Sunday, July 05, 2009

Rights and Animals Again

Tibor R. Machan

That people have rights is an idea that has been around a while--some argue that even Aristotle, who accepted a form of slavery for some, began to reflect on them back in ancient Greece. In time the notion got cleared up a good deal and with John Locke's help, in the 17th century, a full theory of individual human rights emerged.

As someone who was smuggled out of communist Hungary where rights were deemed to be no more than bourgeois prejudices, I have always had a deep concern about whether a country's legal order rests on such rights or on something far less solid and easily manipulated for the benefit of more or less Draconian tyrants. (In time I wrote two entire books, as well as a lot of papers and essays, on the topic.)

There have always been eager critics of individual human rights, for a variety of reasons, mainly because taking them seriously implies a severe reduction of the scope of governmental authority and power. That does not sit well with many people who want to achieve various goals without having to concern themselves about gaining the consent of those whose lives and labors they wish to use to help them do this. They wish to conscript people, not gain their consent, when they want their support and acknowledging individual rights renders this very difficult.

There are however those, too, who want to expand the coverage of individual human rights to include at least the "higher" animals, so that recently, for example, the government of Spain decided to "grant" rights to great apes. There is now a sizable movement, both popular and academic, insisting that animals other than human beings have the very same rights the American Founders mentioned in the Declaration of Independence. They deploy a variety of arguments in support of this idea and I have addressed several of them (in my book Putting Humans First [2004]).

One point I did not make in that work but one that should add a major obstacle efforts to ascribe rights to non-humans is worth laying out, especially now that one of our new president's favorite legal theorist, Professor Cass Sunstein of the Harvard Law School, is proposing the push for laws that would empower animal rights supporters to sue in court in behalf of the rights of animals just as this is possible to do now vis-a-vis human beings.

Not that there is nothing wrong with abusing animals, with wanton cruelty toward them, and not that this couldn't use a good deal of consideration from thoughtful persons, maybe even legal theorists. But the idea that animals have the rights we human beings do is completely misguided. That's because animals are not moral agents. (There are some indications that here and there some minimal moral awareness is evident in some very few species but these are marginal cases not warranting the ascription of rights! We aren't dealing with geometry here, so borders are sometimes hazy.)

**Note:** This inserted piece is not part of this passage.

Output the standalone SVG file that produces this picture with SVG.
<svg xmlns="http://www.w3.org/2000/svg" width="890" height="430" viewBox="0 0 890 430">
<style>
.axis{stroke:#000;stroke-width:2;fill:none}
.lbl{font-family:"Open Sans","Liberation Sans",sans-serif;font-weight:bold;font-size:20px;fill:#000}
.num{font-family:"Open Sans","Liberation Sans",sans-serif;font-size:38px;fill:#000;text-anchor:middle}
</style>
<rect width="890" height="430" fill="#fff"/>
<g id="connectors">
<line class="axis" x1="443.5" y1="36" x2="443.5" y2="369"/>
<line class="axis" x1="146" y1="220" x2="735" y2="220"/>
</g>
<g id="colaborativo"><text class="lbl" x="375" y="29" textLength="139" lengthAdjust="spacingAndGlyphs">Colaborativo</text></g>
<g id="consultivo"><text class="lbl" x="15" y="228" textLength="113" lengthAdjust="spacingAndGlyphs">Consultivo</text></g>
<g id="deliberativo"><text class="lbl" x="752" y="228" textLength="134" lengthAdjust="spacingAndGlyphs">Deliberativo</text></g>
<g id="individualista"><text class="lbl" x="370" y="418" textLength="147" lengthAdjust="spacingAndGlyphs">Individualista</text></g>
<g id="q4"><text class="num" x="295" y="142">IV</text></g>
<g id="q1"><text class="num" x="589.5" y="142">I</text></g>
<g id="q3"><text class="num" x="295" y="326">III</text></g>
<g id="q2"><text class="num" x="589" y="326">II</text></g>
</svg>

In any event, a big problem with claiming that animals have a moral nature and rights, as human beings do, is that this would wreak havoc with the way animals are treated by us in the wilds. Putting it plainly, animals are not deemed guilty of anything when they kill, maim, devour and brutalize one another, as they do routinely on the high seas, in the desert, and up in the skies. One need but be minimally familiar with how millions of animals behave to appreciate that talk of their guilt or responsibility to be humane to one another, their need to be kind and considerate is utter nonsense. And if animals did have the rights human beings do, that is what would have to be true of them all--they would have to respect one another's rights.

Consider that human rights watchdog agencies around the globe aim to bring governments and legal systems in line with the fact that everyone has basic rights to, for example, life, liberty, property, due process of law, free expression, political participation, and so forth. It matters not where the violations occur because the fact of someone's humanity makes one a rights holder and indicts anyone who violates his or her rights.

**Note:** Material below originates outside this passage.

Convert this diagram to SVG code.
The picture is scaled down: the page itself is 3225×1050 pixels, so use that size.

If animals had these rights, too, then all of their tormentors in the wilds would have to be indicted, too. But this is nonsense because they aren't subject to moral or legal principles and demanding that they conform to them is entirely off base. Yet if they all had rights and were moral agents that animal rights advocates insist they are--the main advocate, Tom Regan, who wrote The Case for Animal Rights back in 1984, argued that no morally significant difference can be found between people and animals--they would be (a) required to respect the rights of their fellow animals and (b) it would be mandatory to enact legislation for the protection of the rights of animals, ones being violated as a matter of course by other animals. These rights violating animals would have to be treated just like we treat violent criminals--charging them, prosecuting them, and incarcerating them once found guilty.

This is what follows form the claim that animals are just like us only a little less so--sort of like juveniles--in having a moral nature and thus possessing basic rights.

There is much else that could be pointed out that renders animal rights talk highly dubious if not out and out nonsense. But this is a major implication worth being given serious thought.